以上がぼくにとって最初で最後のYMCAキャンプです。でもこの体験があったので、後に娘(こむろゆい)をYMCAキャンプに行かせました。ビービー泣きながら行きましたけど、何かの体験をしてくるだろうと思って行かせました。
【30回開催した「音楽村」】
その後1966年から5年間、東京YMCA野尻キャンプ場で「野尻音楽村」というキャンプをやりました。アメリカのアートヴィレッジをまねて始めたキャンプです。音楽を愛好する学生と音楽好きなYMCAのリーダー達が集まり、音楽三昧の4日間を過ごすという、ぼくらにとっては天国のようなキャンプです。ぼくはこのキャンプのために村歌などいくつか作曲もしました。
でも何しろぼくらは「おきて破り」で、キャンプ場の規則を次々と破っては、いつもYMCAと闘ってました(笑)。「脱いだ靴を片づけない」と怒られても、「権力的に規則を守らせようとすることは、ぼくらの思想とは相いれない」とか言って。でもYMCAには、そういう議論をするだけの懐の深さがあった。本当にただ規則を押しつけるだけの施設だったら、ぼくらは何回も行かなかったでしょうね。
そうやって対立する一方でぼくらは、YMCAのキャンプのノウハウを提供していただいて、豊かな体験をすることができました。ファイヤーの火のつけ方もいろいろ楽しませてもらったり、ある時は湖の沖のボートからトランペットを吹いたこともありました。夜の湖面をわたってくるトランペットの音に、全員涙でしたね。

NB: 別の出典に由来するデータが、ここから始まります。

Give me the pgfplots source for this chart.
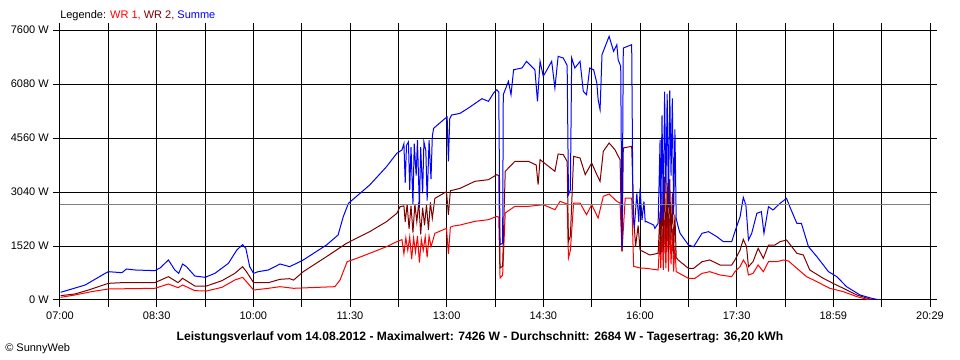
\documentclass[border=0pt]{standalone}
\usepackage{pgfplots}
\pgfplotsset{compat=1.18}
\usepackage{fontspec}
\setmainfont{Liberation Sans}
\definecolor{wra}{RGB}{255,0,0}
\definecolor{wrb}{RGB}{128,0,0}
\definecolor{summe}{RGB}{0,0,255}
\definecolor{avg}{RGB}{128,128,128}
\begin{document}
\fontsize{8.25pt}{10pt}\selectfont
\begin{tikzpicture}
\useasboundingbox (-45pt,-45pt) rectangle (675pt,225pt);
\begin{axis}[
  scale only axis,
  width=652.5pt, height=202.5pt,
  xmin=7, xmax=20.483333, ymin=0, ymax=7600,
  xtick={7.0,7.749074,8.498148,9.247222,9.996296,10.745370,11.494444,12.243519,12.992593,13.741667,14.490741,15.239815,15.988889,16.737963,17.487037,18.236111,18.985185,19.734259,20.483333},
  xticklabels={\mbox{07:00},,\mbox{08:30},,\mbox{10:00},,\mbox{11:30},,\mbox{13:00},,\mbox{14:30},,\mbox{16:00},,\mbox{17:30},,\mbox{18:59},,\mbox{20:29}},
  ytick={0,1520,3040,4560,6080,7600},
  yticklabels={\mbox{0 W},\mbox{1520 W},\mbox{3040 W},\mbox{4560 W},\mbox{6080 W},\mbox{7600 W}},
  tick align=outside,
  major tick length=5pt,
  tick style={black, line width=0.75pt},
  grid=major,
  major grid style={black, line width=0.75pt},
  axis line style={black, line width=0.75pt},
  ticklabel style={font=\fontsize{8.25pt}{10pt}\selectfont},
  xticklabel style={yshift=-1pt},
  yticklabel style={xshift=-0.5pt},
  every axis plot/.append style={line width=0.75pt, mark=none},
]
% WR 1
\addplot[wra] coordinates {
(7.01,75) (7.23,141) (7.49,235) (7.75,310) (8.47,329) (8.68,450) (8.83,347) (8.90,422)
(9.09,263) (9.27,253) (9.51,357) (9.71,563) (9.83,638) (9.89,516) (10.00,281) (10.23,329)
(10.41,375) (10.62,329) (11.26,375) (11.34,563) (11.45,1078) (11.60,1173) (11.80,1314)
(12.06,1501) (12.22,1642)
(12.30,1700) (12.33,1300) (12.36,1750) (12.39,1400) (12.42,1780) (12.45,1150) (12.48,1750)
(12.51,1350) (12.54,1800) (12.57,1050) (12.60,1700) (12.63,1400) (12.66,1780) (12.69,1200)
(12.72,1800) (12.75,1500) (12.81,1877) (12.99,2017) (13.02,1300) (13.05,2050) (13.10,2083)
(13.20,2111) (13.43,2214) (13.64,2261) (13.77,2355) (13.80,2330) (13.82,619) (13.86,700)
(13.90,2449) (14.05,2636) (14.26,2636) (14.49,2683) (14.67,2542) (14.75,2777) (14.86,2700)
(14.88,1182) (14.91,1400) (14.96,2730) (15.06,2730) (15.16,2402) (15.24,2683) (15.34,2308)
(15.42,2918) (15.51,2983) (15.63,2777) (15.68,2730) (15.71,1370) (15.76,2871) (15.86,2871)
(15.89,948) (15.99,901) (16.09,891) (16.27,845)
(16.30,1800) (16.31,900) (16.33,2000) (16.35,850) (16.37,2252) (16.39,900) (16.41,2500)
(16.43,800) (16.45,2300) (16.47,1000) (16.49,2000) (16.51,800) (16.53,1500) (16.55,800)
(16.58,769) (16.74,610) (16.84,610) (16.95,750) (17.07,797) (17.23,704) (17.41,657)
(17.46,797) (17.54,938) (17.59,1126) (17.64,985) (17.67,704) (17.74,750) (17.82,985)
(17.90,797) (17.98,1078) (18.11,1078) (18.21,1126) (18.29,1098) (18.42,891) (18.57,657)
(18.73,516) (18.93,329) (19.14,235) (19.35,94) (19.55,0)
};
% WR 2
\addplot[wrb] coordinates {
(7.01,122) (7.23,169) (7.44,281) (7.75,469) (7.96,488) (8.47,488) (8.68,657) (8.83,488)
(8.90,610) (9.09,394) (9.27,394) (9.51,544) (9.71,750) (9.83,938) (9.89,797) (10.00,488)
(10.23,488) (10.41,582) (10.56,600) (10.62,560) (10.77,797) (11.13,1220) (11.44,1595)
(11.80,1924) (12.06,2205) (12.22,2440) (12.27,2627)
(12.33,2650) (12.35,2200) (12.38,2700) (12.41,2000) (12.44,2650) (12.47,1900) (12.50,2700)
(12.53,2200) (12.56,2750) (12.59,1850) (12.62,2600) (12.65,2100) (12.68,2700) (12.71,1970)
(12.74,2750) (12.77,2300) (12.81,2862) (12.99,3050) (13.02,2400) (13.05,3080) (13.10,3096)
(13.20,3143) (13.43,3340) (13.64,3387) (13.77,3528) (13.80,3500) (13.82,901) (13.86,950)
(13.90,3622) (14.05,3903) (14.26,3903) (14.38,3800) (14.41,3246) (14.44,3950) (14.67,3622)
(14.72,4110) (14.80,4091) (14.86,3900) (14.88,1651) (14.91,1800) (14.96,4044) (15.06,3997)
(15.14,3528) (15.24,3856) (15.32,3528) (15.37,3340) (15.42,4185) (15.51,4419) (15.60,4232)
(15.68,3950) (15.71,1370) (15.73,4279) (15.86,4325) (15.89,2402) (15.92,1500) (15.96,2100)
(15.99,1407) (16.14,1267) (16.27,1314)
(16.30,2500) (16.31,1300) (16.33,3000) (16.35,1400) (16.37,3471) (16.39,1500) (16.41,3300)
(16.43,1350) (16.45,3400) (16.47,1700) (16.49,3000) (16.51,1300) (16.53,2400) (16.55,1200)
(16.58,1126) (16.74,891) (16.82,891) (16.95,1078) (17.07,1126) (17.23,985) (17.41,985)
(17.46,1126) (17.54,1407) (17.59,1708) (17.64,1501) (17.67,938) (17.74,1078) (17.82,1454)
(17.90,1173) (17.98,1548) (18.08,1548) (18.16,1642) (18.26,1689) (18.42,1314) (18.52,1267)
(18.62,845) (18.83,610) (18.98,469) (19.14,329) (19.35,141) (19.60,0)
};
% Summe
\addplot[summe] coordinates {
(7.01,217) (7.13,281) (7.39,422) (7.70,750) (7.75,797) (7.96,769) (8.03,873) (8.16,845)
(8.47,826) (8.55,900) (8.68,1126) (8.78,845) (8.84,750) (8.90,1013) (8.96,938) (9.09,675)
(9.25,638) (9.40,750) (9.61,1032) (9.74,1407) (9.83,1557) (9.88,1454) (9.94,938) (10.00,750)
(10.07,797) (10.23,845) (10.41,1013) (10.56,938) (10.77,1126) (11.13,1548) (11.31,1830)
(11.39,2345) (11.47,2721) (11.65,3003) (11.80,3237) (12.06,3752) (12.22,4129) (12.30,4222)
(12.33,4400) (12.35,3300) (12.37,4350) (12.40,4450) (12.42,3100) (12.44,4300) (12.47,2700)
(12.49,4400) (12.52,3500) (12.54,4500) (12.57,2600) (12.59,4300) (12.62,3000) (12.64,4450)
(12.67,4200) (12.69,2800) (12.72,4500) (12.75,3400) (12.77,4600) (12.79,4832) (12.97,5114)
(13.00,5150) (13.02,3900) (13.04,5100) (13.07,5207) (13.20,5254) (13.33,5404) (13.54,5667)
(13.64,5592) (13.72,5827) (13.77,5921) (13.80,5850) (13.82,1557) (13.86,1600) (13.87,5780)
(13.95,6156) (13.99,5780) (14.03,6482) (14.16,6530) (14.23,6718) (14.36,6482) (14.40,5592)
(14.44,6718) (14.49,6296) (14.62,6718) (14.67,5967) (14.72,6859) (14.80,6811) (14.86,6600)
(14.88,2965) (14.91,3100) (14.93,6811) (14.98,6530) (15.06,6718) (15.11,5874) (15.16,5780)
(15.21,6530) (15.27,6482) (15.32,6108) (15.34,5639) (15.37,5358) (15.40,6906) (15.47,7234)
(15.51,7422) (15.58,7000) (15.63,7187) (15.65,6765) (15.69,6577) (15.71,1464) (15.73,7093)
(15.86,7187) (15.88,2400) (15.90,2027) (15.94,3000) (15.97,2200) (15.99,3152) (16.02,2250)
(16.05,2777) (16.07,2200) (16.09,2205) (16.20,2111) (16.22,2017) (16.27,2158)
(16.30,4504) (16.31,2200) (16.33,5200) (16.35,2300) (16.37,5864) (16.39,3000) (16.41,5800)
(16.43,2600) (16.45,5900) (16.47,3500) (16.49,5677) (16.51,2400) (16.53,4800) (16.55,2300)
(16.58,2064) (16.61,1877) (16.74,1548) (16.82,1501) (16.95,1877) (17.05,1924) (17.18,1783)
(17.28,1642) (17.41,1642) (17.46,1924) (17.54,2345) (17.59,2890) (17.63,2674) (17.67,1689)
(17.72,1877) (17.80,2440) (17.87,2486) (17.91,1877) (17.98,2627) (18.05,2533) (18.16,2721)
(18.26,2862) (18.31,2627) (18.42,2158) (18.49,2158) (18.60,1501) (18.73,1220) (18.91,797)
(19.04,657) (19.19,375) (19.40,141) (19.58,47) (19.71,0)
};
% Durchschnitt
\addplot[avg] coordinates {(7,2684) (20.483333,2684)};
\end{axis}
\node[anchor=west, inner sep=0pt] at (0pt,213pt) {Legende: \textcolor{wra}{WR 1,} \textcolor{wrb}{WR 2,} \textcolor{summe}{Summe}};
\node[inner sep=0pt] at (315pt,-27.75pt) {\fontsize{9.1pt}{11pt}\selectfont\bfseries Leistungsverlauf vom 14.08.2012 - Maximalwert: 7426 W - Durchschnitt: 2684 W - Tagesertrag: 36,20 kWh};
\node[anchor=west, inner sep=0pt] at (-41.25pt,-36.5pt) {\textcopyright{} SunnyWeb};
\end{tikzpicture}
\end{document}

社会人になってしばらくは、忙しくて開催できませんでしたが、1984年からYMCA山中湖センターで、子どもも連れて家族ぐるみのファミリーキャンプ「山中湖音楽村」を始めました。この時も「片づけたい人が片づける」といった、とにかくYMCAの中では他に例をみないような型破りなキャンプだったですが、でも、YMCAじゃなければ30年間も続かなかったですよね。
【神田YMCAでのギター教室】
1970年頃に小林雄二とぼくは数年間、神田のYMCAでギター教室をやりました。何度かロビーコンサートもしましたし、「六文銭」の稽古も、YMCAの教室を借りてやってました。あの当時のYMCAは、プロテスタンティズムっていうのかな?ある種のアートとか文化的なものに対して許容的な雰囲気がありました。 担当主事とは、教室の後に必ず居酒屋に行って、白熱した議論を重ねました。YMCAを改革しようとか、もっとアートや自由が大事だよとか。自分のビジョンみたいなことを、本当に青臭く、熱っぽく語り合いましたね。それは、ある種青春とよんでもいい。その後の人生にとっても、かけがえのないプラクティスの時間といいますか、本当に刺激的な、貴重な時を過ごしました。
【トミソングの中で一番好きな曲は?】
「さるかに合戦」は面白かったですね。キャンパーが臼の役になったり、サルになったりするオペレッタで、長いけど、よくできている。あれは衝撃的だった。音楽的にすごい。一つ一つの場面に対しての言葉のチョイスと音のつけ方、リズムの変え方も、こちらが飽きることがないように作られていた。トミソングのソングブック「楽しい歌」は今も大事に持ってます。 余談ですけど、ぼくは、「エフエム世田谷」というコミュニティーFMで番組を担当しているのですが、毎年12月の最後のオンエアでは「今日の業」を歌ってます。1974年に、吉田拓郎さん、井上陽水さん、泉谷しげるさんとぼくでレコード会社を始めた時も、4人で作った記念のアルバム"クリスマス"に「今日の業」をアカペラで収録したことがあります。けっこういい4部コーラスでした。
【今後のYMCAに向けてのメッセージ】
ぼくは本当にYMCAの恩恵をこうむったと思っています。これからも、YMCAがもっている「よりゆるやかな気風」をもって、若い連中の拠り所の一つとして機能してくれることを期待したいですね。この波立つ世界情勢の中で、YMCAの役割は大きいと思います。